Count every line below in which "chart" occurs, then give only the count.
───── Dataset section ─────
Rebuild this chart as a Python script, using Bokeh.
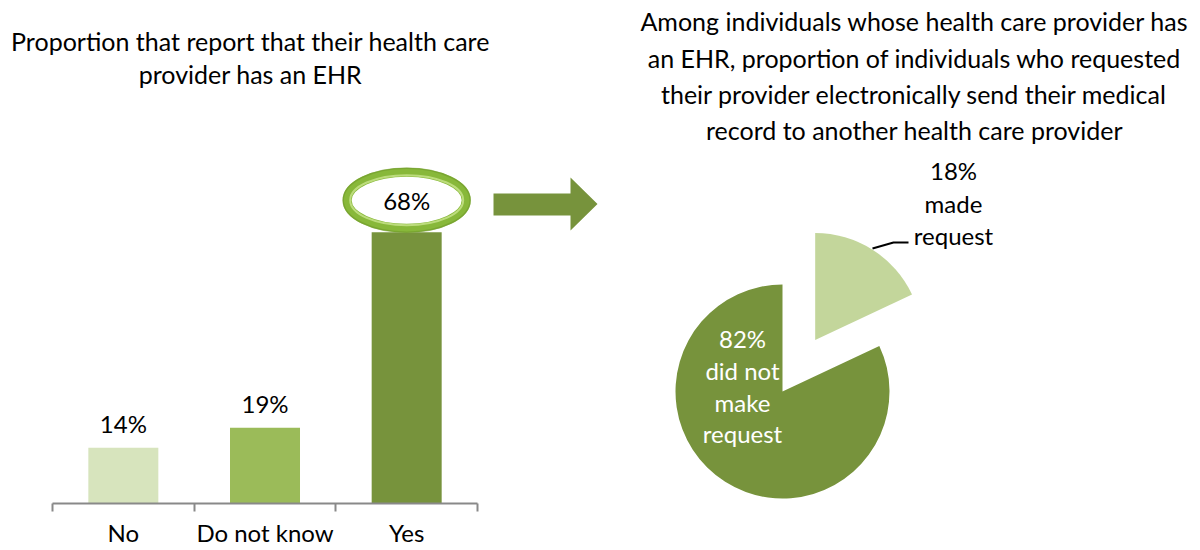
import math
from bokeh.plotting import figure
from bokeh.layouts import row
from bokeh.models import Range1d, FixedTicker, LinearAxis, ColumnDataSource
from bokeh.embed import file_html
from bokeh.resources import INLINE
from bokeh.core.properties import value

# ---------------- data ----------------
categories = ["No", "Do not know", "Yes"]
ehr_values = [14, 19, 68]
bar_labels = ["14%", "19%", "68%"]
bar_colors = ["#d7e4bd", "#9bbb59", "#77933c"]

pie_categories = ["made request", "did not make request"]
pie_values = [18, 82]
pie_colors = ["#c3d69b", "#77933c"]
pie_label_lines = [["18%", "made", "request"], ["82%", "did not", "make", "request"]]
pie_label_colors = ["#000000", "#ffffff"]

left_title = ["Proportion that report that their health care", "provider has an EHR"]
right_title = ["Among individuals whose health care provider has",
               "an EHR, proportion of individuals who requested",
               "their provider electronically send their medical",
               "record to another health care provider"]

FONT = "Lato"
FS = "24px"
TFS = "25px"

# ---------------- left: bar chart ----------------
W1, H = 620, 550
AX0 = 52          # pixel x of the axis start
BB = 47
PX_CAT = 141.67
PX_PCT = 3.99
frame_h = H - BB

def lx(px):
    return (px - AX0) / PX_CAT

def ly(py):
    return (frame_h - py) / PX_PCT

p = figure(width=W1, height=H, output_backend="svg", toolbar_location=None,
           x_range=Range1d(lx(0), lx(W1)), y_range=Range1d(0, frame_h / PX_PCT),
           x_axis_type=None, y_axis_type=None,
           min_border_left=0, min_border_right=0, min_border_top=0, min_border_bottom=BB,
           outline_line_color=None, background_fill_color="white", border_fill_color="white")

xs = [i + 0.5 for i in range(len(categories))]
ax = LinearAxis(ticker=FixedTicker(ticks=xs, minor_ticks=list(range(len(categories) + 1))),
                major_label_overrides={x: c for x, c in zip(xs, categories)},
                bounds=(0, len(categories)),
                axis_line_color="#898989", axis_line_width=2,
                major_tick_line_color=None, major_tick_out=0, major_tick_in=0,
                minor_tick_line_color="#898989", minor_tick_line_width=2,
                minor_tick_out=8, minor_tick_in=0,
                major_label_standoff=6,
                major_label_text_line_height=1.0,
                major_label_text_font=FONT, major_label_text_font_size=FS,
                major_label_text_color="#000000")
p.add_layout(ax, "below")

src = ColumnDataSource(dict(x=xs, top=ehr_values, color=bar_colors, label=bar_labels,
                            ly=[v + (32 if i == len(ehr_values) - 1 else 24) / PX_PCT
                                for i, v in enumerate(ehr_values)]))
p.vbar(x="x", top="top", width=70 / PX_CAT, fill_color="color", line_color=None, source=src)

# highlight ring around the largest value
hx = xs[-1]
hy = ehr_values[-1] + 32 / PX_PCT
p.ellipse(x=hx, y=hy, width=119, height=56, width_units="screen", height_units="screen",
          fill_color="white", line_color="#88b83a", line_width=9)
p.ellipse(x=hx, y=hy, width=113, height=50, width_units="screen", height_units="screen",
          fill_color=None, line_color="#bcdc7c", line_width=2)
p.ellipse(x=hx, y=hy, width=127, height=64, width_units="screen", height_units="screen",
          fill_color=None, line_color="#6f9a2c", line_width=1.5, line_alpha=0.6)

p.text(x="x", y="ly", text="label", source=src, text_align="center", text_baseline="middle",
       text_font=value(FONT), text_font_size=FS, text_color="#000000")

# arrow
arrow_px = [(493, 193), (570, 193), (570, 177), (597, 203.5), (570, 230), (570, 215), (493, 215)]
p.patch([lx(a) for a, b in arrow_px], [ly(b) for a, b in arrow_px],
        fill_color="#77933c", line_color=None)

# left title
for txt, py in zip(left_title, [40, 73]):
    p.text(x=[lx(250)], y=[ly(py)], text=[txt], text_align="center", text_baseline="middle",
           text_font=value(FONT), text_font_size=TFS, text_color="#000000")

# ---------------- right: pie ----------------
W2 = 1200 - W1
p2 = figure(width=W2, height=H, output_backend="svg", toolbar_location=None,
            x_range=Range1d(W1, 1200), y_range=Range1d(BB, H),
            x_axis_type=None, y_axis_type=None,
            min_border_left=0, min_border_right=0, min_border_top=0, min_border_bottom=BB,
            outline_line_color=None, background_fill_color="white", border_fill_color="white")

def ry(py):
    return H - py

CX, CY, R = 782, ry(391), 107
EXPLODE = [61, 0]
total = sum(pie_values)
start = 90.0
wx, wy, sa, ea = [], [], [], []
for v, off in zip(pie_values, EXPLODE):
    span = v / total * 360.0
    end_a = start
    start_a = start - span
    mid = math.radians((start_a + end_a) / 2)
    wx.append(CX + off * math.cos(mid))
    wy.append(CY + off * math.sin(mid))
    sa.append(math.radians(start_a))
    ea.append(math.radians(end_a))
    start = start_a

p2.wedge(x=wx, y=wy, radius=R, start_angle=sa, end_angle=ea, direction="anticlock",
         fill_color=pie_colors, line_color=None)

# leader line for the small slice
p2.line([872, 893, 908], [ry(248), ry(242), ry(242)], line_color="#000000", line_width=2)

label_pos = [(953, [170, 203, 235]), (742, [338, 370, 402, 433])]
for lines, col, (lxp, lys) in zip(pie_label_lines, pie_label_colors, label_pos):
    p2.text(x=[lxp] * len(lines), y=[ry(v) for v in lys], text=lines, text_align="center",
            text_baseline="middle", text_font=value(FONT), text_font_size=FS, text_color=col)

for txt, py in zip(right_title, [20, 57, 93, 129]):
    p2.text(x=[914], y=[ry(py)], text=[txt], text_align="center", text_baseline="middle",
            text_font=value(FONT), text_font_size=TFS, text_color="#000000")

layout = row(p, p2, spacing=0)
open("out.html", "w").write(file_html(layout, INLINE))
─────
**Exercise answer**:
2